Her road back to Thunder Bay took the obstetrician, gynaecologist and researcher to Toronto, Oxford and Harvard but home is where the heart is, she said on Thursday when she was introduced as Thunder Bay Regional Health Sciences Centre’s latest hire.
Jumah, who will split her time between the hospital and the Thunder Bay Regional Research Institute, said she plans to focus on both Aboriginal and women’s health.
The Fort William Collegiate Institute graduate is looking to help improve education for health-care providers working with Aboriginal women.

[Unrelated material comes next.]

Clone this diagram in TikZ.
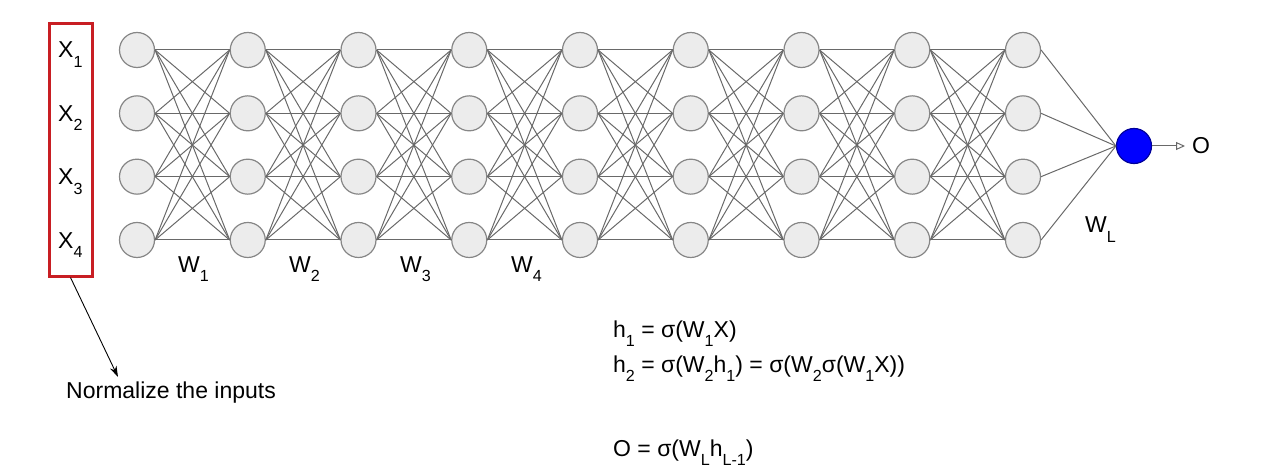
\documentclass[tikz,border=0pt]{standalone}
\usepackage{graphicx}
\usepackage{fontspec}
\setmainfont{Liberation Sans}
\usetikzlibrary{arrows.meta}

\definecolor{boxred}{RGB}{200,30,35}
\definecolor{linkgray}{RGB}{105,105,105}
\newcommand{\lo}[1]{\raisebox{-0.4em}{\scalebox{0.7}{#1}}}

\begin{document}
\begin{tikzpicture}[x=1pt, y=-1pt, font=\fontsize{23}{27}\selectfont,
    neuron/.style={circle, draw=gray!95, fill=gray!15, line width=1.2pt, minimum size=35pt, inner sep=0pt},
    outneuron/.style={neuron, draw=blue!60!black, fill=blue},
    link/.style={draw=linkgray, line width=1pt},
    lbl/.style={inner sep=0pt, anchor=base west}]
    \useasboundingbox (0,0) rectangle (1262,476);

    % layers of neurons
    \foreach \i in {1,...,9}
        \foreach \j in {1,...,4}
            \node[neuron] (n-\i-\j) at ({137+110.75*(\i-1)}, {50+63.33*(\j-1)}) {};

    % weights between layers
    \foreach \i [evaluate=\i as \k using int(\i+1)] in {1,...,8}
        \foreach \j in {1,...,4}
            \foreach \m in {1,...,4}
                \draw[link] (n-\i-\j.east) -- (n-\k-\m.west);

    % output neuron
    \node[outneuron] (out) at (1134,146) {};
    \foreach \j in {1,...,4}
        \draw[link] (n-9-\j.east) -- (out.west);
    \node[anchor=west, inner sep=7pt] (olabel) at (1185,146) {O};
    \draw[link, -{Triangle[open, length=9pt, width=8pt]}] (out) -- (olabel);
    \node[lbl] (wl) at (1085,233) {W\lo{L}};

    % inputs
    \node[draw=boxred, line width=3pt, minimum width=43pt, minimum height=252pt, inner sep=0pt] (inbox) at (70.5,150) {};
    \foreach \j in {1,...,4}
        \node[lbl] (x-\j) at (58, {58+63.5*(\j-1)}) {X\lo{\j}};
    \foreach \k in {1,...,4}
        \node[lbl] (w-\k) at ({178+111*(\k-1)}, 272) {W\lo{\k}};

    % normalization note
    \node[lbl] (norm) at (66,398) {Normalize the inputs};
    \coordinate (nend) at (118,377);
    \draw[line width=0.9pt, -{Stealth[length=11pt, width=7pt]}] (inbox.south) -- (nend);

    % equations
    \node[lbl] (eq-h1) at (613,337) {h\lo{1} = σ(W\lo{1}X)};
    \node[lbl] (eq-h2) at (613,372) {h\lo{2} = σ(W\lo{2}h\lo{1}) = σ(W\lo{2}σ(W\lo{1}X))};
    \node[lbl] (eq-o) at (613,456) {O = σ(W\lo{L}h\lo{L-1})};
\end{tikzpicture}
\end{document}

“That’s a curriculum initiative that will be on a national scale, inviting Aboriginal women to tell us the priorities that are needed by clinicians in order to provide better care for them,” Jumah said.

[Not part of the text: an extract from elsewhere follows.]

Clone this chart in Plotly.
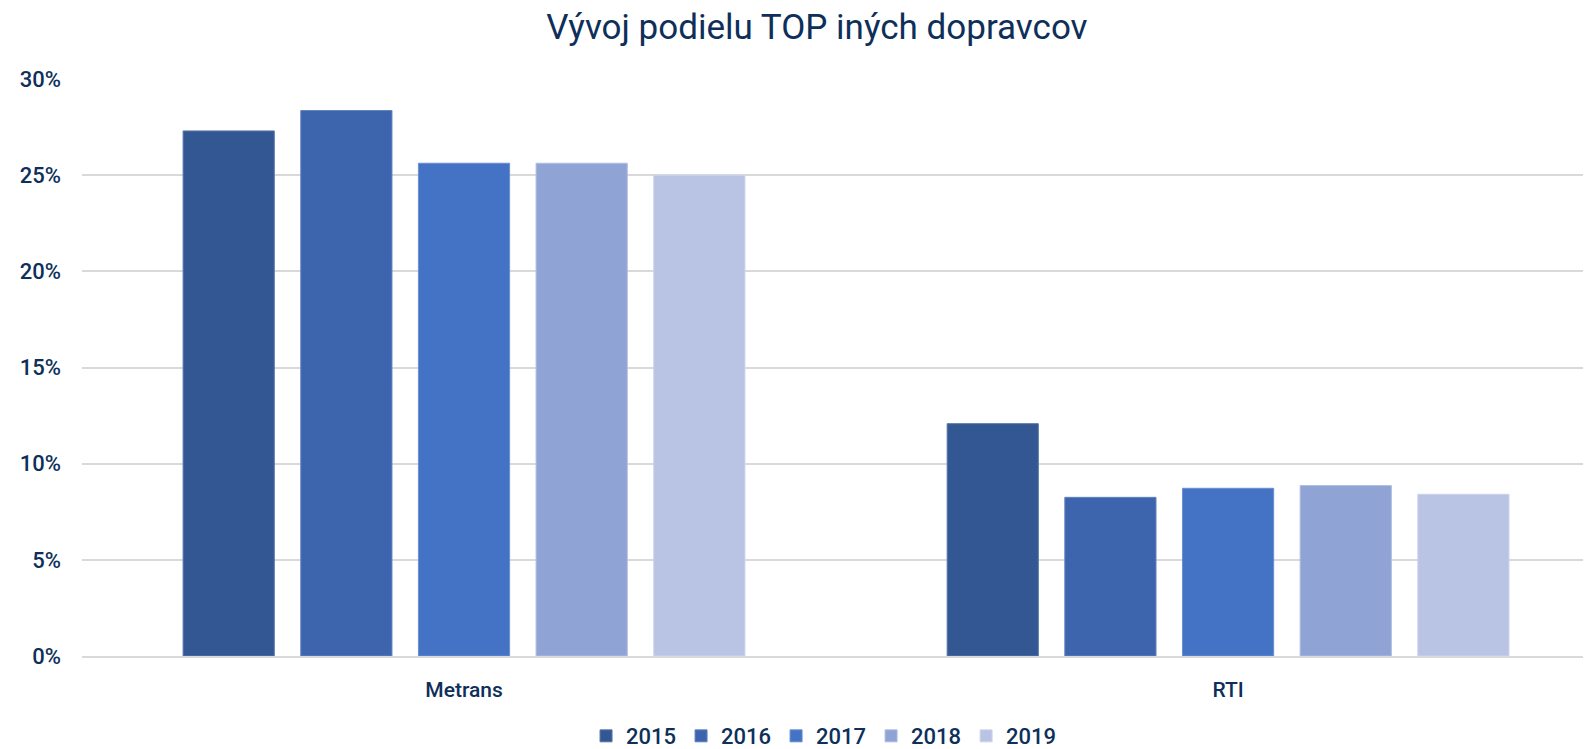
import plotly.graph_objects as go

categories = ["Metrans", "RTI"]
years = ["2015", "2016", "2017", "2018", "2019"]
values = {
    "2015": [0.273, 0.1208],
    "2016": [0.2836, 0.0825],
    "2017": [0.2562, 0.0872],
    "2018": [0.2562, 0.0886],
    "2019": [0.2500, 0.0841],
}
colors = ["#335793", "#3C65AD", "#4472C4", "#8FA3D4", "#B9C3E3"]
edge_colors = ["#5B77A8", "#6383BD", "#6A8FD0", "#AEBDE0", "#CDD5EC"]

TXT = "#0E2F5A"
FONT = "Roboto"

fig = go.Figure()
for y, c, e in zip(years, colors, edge_colors):
    fig.add_trace(go.Bar(
        name=y, x=categories, y=values[y],
        marker=dict(color=c, line=dict(color=e, width=1)),
    ))

fig.update_layout(
    width=1583, height=741,
    paper_bgcolor="white", plot_bgcolor="white",
    barmode="group", bargap=0.23, bargroupgap=0.225,
    margin=dict(l=74, r=0, t=71, b=93, autoexpand=False),
    title=dict(text="Vývoj podielu TOP iných dopravcov", x=0.511, xref="container",
               xanchor="center", y=0.975, yref="container", yanchor="middle",
               font=dict(family=FONT, size=35, color=TXT)),
    font=dict(family=FONT, color=TXT),
    legend=dict(orientation="h", x=0.5155, xanchor="center", xref="container",
                y=0.0175, yref="container", yanchor="middle",
                font=dict(size=22, color=TXT, weight=500),
                itemwidth=30, traceorder="normal"),
    xaxis=dict(range=[-0.5, 1.475], showgrid=False, showline=True,
               linecolor="#D9D9D9", linewidth=1.5,
               tickfont=dict(size=21, color=TXT, weight=500), ticks="",
               ticklabelstandoff=14),
    yaxis=dict(range=[0, 0.30], tickvals=[0, 0.05, 0.10, 0.15, 0.20, 0.25, 0.30],
               tickformat=".0%", showgrid=True, gridcolor="#D9D9D9", gridwidth=1.5,
               zeroline=False, tickfont=dict(size=22, color=TXT, weight=500),
               ticklabelstandoff=20),
)

fig.write_html("out.html")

“The other one is identifying care pathways around addiction and substance abuse so that we can improve the care of women who have substance abuse issues in pregnancy, people both in Thunder Bay and in Northwestern Ontario.
A Rhodes Scholar, Jumah will also be tasked to help advance the Research Institute’s high-intensity focused ultrasound and conducting research in the treatment of uterine fibroids.
Patients will be able to arrive at the hospital in the morning, have the procedure done and go home later that night, rather than face surgery and a six-week recovery time.
“The recovery time for HIFU is much shorter and the risk of complications is much lower than it is for surgery,” she said.
It’s also less costly for the health-care system, a key factor given ever tightening budgets.
Henry Stephen Fairley, the chief of obstetrics and gynaecology at the hospital, said Jumah’s arrival couldn’t have come at a more opportune time.
“Her research interests are absolutely what we want in this community,” Fairley said. “She is absolutely timely for what we’re trying to accomplish at TBRRI.”
The Aboriginal aspect of her work was particularly intriguing to Brenda Mason, a member of the hospital’s Aboriginal Advisory Committee.
“As we all know and have heard, many of us are in poor health in all areas,” said Mason, who grew up in Sandy Lake First Nation.
“I’m really grateful that she’s going to be working with the Aboriginal women and to work as a team. That’s really important to me.”
Mason arrived home in Thunder Bay in January.